Non poteva sfuggire a qualsiasi modesto osservatore delle dinamiche terroristiche degli ultimi anni che nella scelta di come condurre un attacco del genere non vi fosse un livello strategico di pianificazione operativa, ma solo una abile realtà fanatico-religiosa che affidava e affida lale proprie cellule i modi e i tempi di condurre un attacco.

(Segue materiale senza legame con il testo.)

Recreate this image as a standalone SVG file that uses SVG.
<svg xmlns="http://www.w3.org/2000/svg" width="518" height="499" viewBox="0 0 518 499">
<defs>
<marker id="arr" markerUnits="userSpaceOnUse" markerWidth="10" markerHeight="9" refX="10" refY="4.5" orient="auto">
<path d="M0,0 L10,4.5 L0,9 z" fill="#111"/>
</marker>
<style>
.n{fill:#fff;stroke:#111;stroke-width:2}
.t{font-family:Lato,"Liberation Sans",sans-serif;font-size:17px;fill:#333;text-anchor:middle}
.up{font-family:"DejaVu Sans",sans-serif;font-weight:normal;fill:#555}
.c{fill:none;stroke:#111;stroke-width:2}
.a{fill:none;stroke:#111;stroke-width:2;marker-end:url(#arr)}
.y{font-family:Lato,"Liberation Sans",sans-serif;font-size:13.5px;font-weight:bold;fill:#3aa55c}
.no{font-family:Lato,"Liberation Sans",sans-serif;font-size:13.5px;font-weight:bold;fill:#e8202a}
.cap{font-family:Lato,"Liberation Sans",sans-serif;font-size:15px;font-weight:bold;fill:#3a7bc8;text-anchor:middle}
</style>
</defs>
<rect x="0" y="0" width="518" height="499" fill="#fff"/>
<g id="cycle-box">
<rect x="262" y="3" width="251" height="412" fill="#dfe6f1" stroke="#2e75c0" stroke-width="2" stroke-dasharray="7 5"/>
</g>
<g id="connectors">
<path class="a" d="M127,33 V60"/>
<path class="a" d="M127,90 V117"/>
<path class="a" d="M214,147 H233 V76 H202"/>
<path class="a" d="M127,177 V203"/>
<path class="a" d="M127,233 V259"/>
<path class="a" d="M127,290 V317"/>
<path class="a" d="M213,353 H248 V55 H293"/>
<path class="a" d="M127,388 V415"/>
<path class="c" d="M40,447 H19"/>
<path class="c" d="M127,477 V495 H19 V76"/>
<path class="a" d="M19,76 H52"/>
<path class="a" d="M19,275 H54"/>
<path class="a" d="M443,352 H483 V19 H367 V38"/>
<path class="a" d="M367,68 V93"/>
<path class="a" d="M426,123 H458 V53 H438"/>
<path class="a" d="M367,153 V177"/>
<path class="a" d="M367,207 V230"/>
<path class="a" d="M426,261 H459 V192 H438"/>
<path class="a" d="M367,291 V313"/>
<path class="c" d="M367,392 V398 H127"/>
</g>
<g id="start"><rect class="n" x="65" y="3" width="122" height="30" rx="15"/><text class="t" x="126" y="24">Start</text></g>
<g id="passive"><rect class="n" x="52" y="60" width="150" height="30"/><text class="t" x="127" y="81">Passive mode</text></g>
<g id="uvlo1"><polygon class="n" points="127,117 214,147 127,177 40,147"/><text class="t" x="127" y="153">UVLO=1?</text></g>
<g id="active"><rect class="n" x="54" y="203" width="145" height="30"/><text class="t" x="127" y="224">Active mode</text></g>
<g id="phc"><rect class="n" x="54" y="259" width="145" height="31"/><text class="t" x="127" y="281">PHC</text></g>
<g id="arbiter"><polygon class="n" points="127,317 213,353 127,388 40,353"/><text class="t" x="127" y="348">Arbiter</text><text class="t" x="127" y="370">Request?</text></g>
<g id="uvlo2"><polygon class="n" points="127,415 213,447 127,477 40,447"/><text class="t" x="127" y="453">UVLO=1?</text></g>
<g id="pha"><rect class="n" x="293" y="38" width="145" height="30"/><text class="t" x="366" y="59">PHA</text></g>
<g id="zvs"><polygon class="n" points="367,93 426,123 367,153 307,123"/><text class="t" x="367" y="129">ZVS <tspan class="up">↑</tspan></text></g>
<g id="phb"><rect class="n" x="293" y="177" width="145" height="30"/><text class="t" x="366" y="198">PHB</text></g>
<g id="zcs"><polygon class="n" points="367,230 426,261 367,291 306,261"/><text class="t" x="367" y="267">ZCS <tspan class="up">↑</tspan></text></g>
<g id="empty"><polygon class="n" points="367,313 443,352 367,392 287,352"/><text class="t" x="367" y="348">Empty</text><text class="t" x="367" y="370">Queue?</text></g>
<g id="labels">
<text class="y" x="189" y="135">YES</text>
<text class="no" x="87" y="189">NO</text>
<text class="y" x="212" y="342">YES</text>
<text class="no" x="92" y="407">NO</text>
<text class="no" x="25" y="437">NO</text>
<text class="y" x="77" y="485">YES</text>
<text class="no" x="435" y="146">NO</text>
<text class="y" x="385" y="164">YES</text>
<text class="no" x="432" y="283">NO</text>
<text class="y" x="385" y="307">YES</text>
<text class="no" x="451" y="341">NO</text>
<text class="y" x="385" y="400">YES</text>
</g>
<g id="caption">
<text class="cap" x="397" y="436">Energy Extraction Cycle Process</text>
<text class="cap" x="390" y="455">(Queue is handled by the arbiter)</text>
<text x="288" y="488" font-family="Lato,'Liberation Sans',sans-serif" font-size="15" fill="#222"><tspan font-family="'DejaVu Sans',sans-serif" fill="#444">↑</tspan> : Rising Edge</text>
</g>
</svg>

Al Qaeda aveva spostato sul piano di un franchising del terrore la filosofia organizzativa e di condotta del passato superando l’esperienza verticistica palestinese ben consapevole che fare a meno di un livello strategico di pianificazione avrebbe permesso di evitare il rischio di vedersi contrastare e azzerare qualunque operazione terroristica.
Al-Nusra o, se più piace, la versione 2.0 di Al Qaeda non sono distanti dalla concezione di ieri tanto quanto non lo sono altri gruppi che costituiscono questa nuova galassia terroristica e poco importa se sono espressione dell’una, dell’altra o dell’Isis. Ciò che va compreso, e di cui dovremmo farcene una ragione, è che la loro abilità si è spostata progressivamente in avanti. Si manifesta ormai nella capacità di penetrare i tanto complessi quanto farraginosi modelli di sicurezza europei, di coinvolgere le coscienze, di rendere incerta ogni manifestazione della normalità per far precipitare nella paura chi ha esorcizzato con estrema disinvoltura ciò che dietro la porta attendeva di farsi strada: il terrore.
Utilizzando le crisi in Medio Oriente e in Nord Africa, approfittando dei grandi flussi migratori, il terrorismo ha disteso il proprio network in Europa e, dopo averne atteso il consolidamento e, così, l’operatività della propria rete, oggi può colpire dove crede senza lasciare segni di continuità che possano aiutare azioni di contrasto dirette. In questo arcipelago della violenza parcellizzata, ma tenuta insieme da un unico disegno destabilizzante, coordinare gli attacchi è molto semplice dal momento che l’autonomia di pianificazione riconosciuta ad ogni singola cellula permette di scegliere in tempi rapidi obiettivo e modalità di condotta dell’azione. Una scelta che, come era evidente, non cerca obiettivi-simboli, ma insegue l’unico risultato utile, meno complicato, più redditizio: colpire il nostro quotidiano massimizzando, se possibile, le vittime e destrutturando ogni certezza sulla nostra vita.
L’Occidente e l’Europa hanno perso di vista che ogni fragilità politica, ogni indecisione nell’agire, ogni frattura sociale -sommata alla minor credibilità di chi deve governare un momento storico di particolare violenza- rappresentano il terreno più indicato per far si che il fenomeno terroristico possa tessere la sua tela. L’Europa, ancora una volta, dimostra quanto sia minima la sua identità dal momento che il fallimento della sicurezza continentale è dato dal fatto che si continua a ragionare in termini di nazione mentre il terrorismo non ha confini. Il dramma di Bruxelles non è una tragedia belga. Esso segna l’improvvisazione di modelli di sicurezza interna, e di difesa continentale, che si muovono lentamente, che non coordinano le azioni, che non conoscono gli scenari che ci circondano. Modelli che ancora una volta stentano nel decidere in che modo reagire ad attacchi e a minacce alla propria sicurezza, all’interno del proprio spazio come al di fuori.